The article will take a look into how schema.org has been developed and what the best techniques are to use schema.org within your websites context.
Schema.org is a collection of schemas, which basically constitute a collection of html tags that webmasters can use to mark-up their pages in ways recognised by major search engine providers. All major search engines rely on this specific mark-up to improve the display of search results, which makes it easier for people to find the right web pages for their needs.
Many websites have structured data available in their databases, but when this data is displayed to users and search engines; it becomes very difficult to recover the original structured data. Therefore, it is easier if this original structured data was directly available to search engines to help understand the information on the web pages in order to provide richer search results to their users.
This shared mark-up language therefore makes it easier for search engines to understand the content, but also benefits the webmaster by maximising the benefits for their efforts at the implementation of a schema. In essence, schema.org is similar to a sitemap in that it highlights specific information to search engines through a shared collection of coding.
Schema.org can be seen in many different websites that use these rich snippets to categorise their products, pages, and other details.

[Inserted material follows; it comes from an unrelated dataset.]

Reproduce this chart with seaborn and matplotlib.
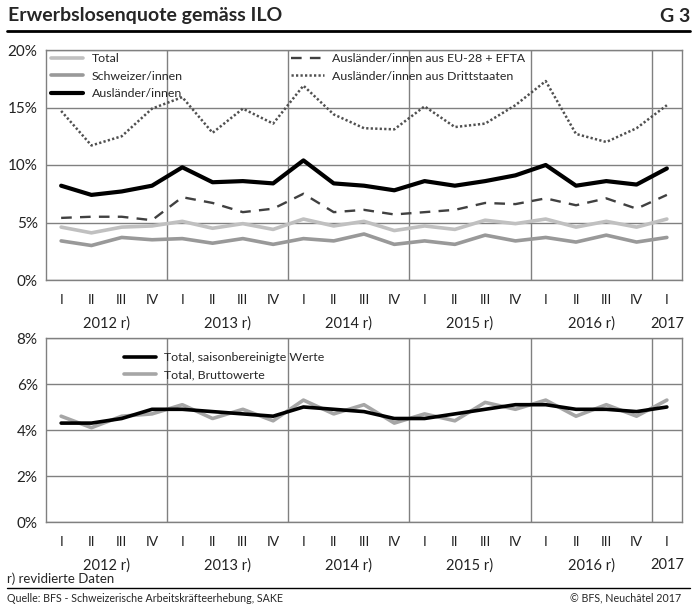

The schema.org can be seen in Google results, and the example below highlights some of the techniques used by commerce websites.
In this example, the clothing companies at asos.co.uk, John Lewis, and House of Fraser have their shopping products featured on the first page of Google with the relevant information that you enter into schema.org i.e. product name, price etc. The next example highlights a “recipe” example that offers the Google searchers a number of different alternative snippets of information such as user ratings, number of reviews, cooking time, and upload date.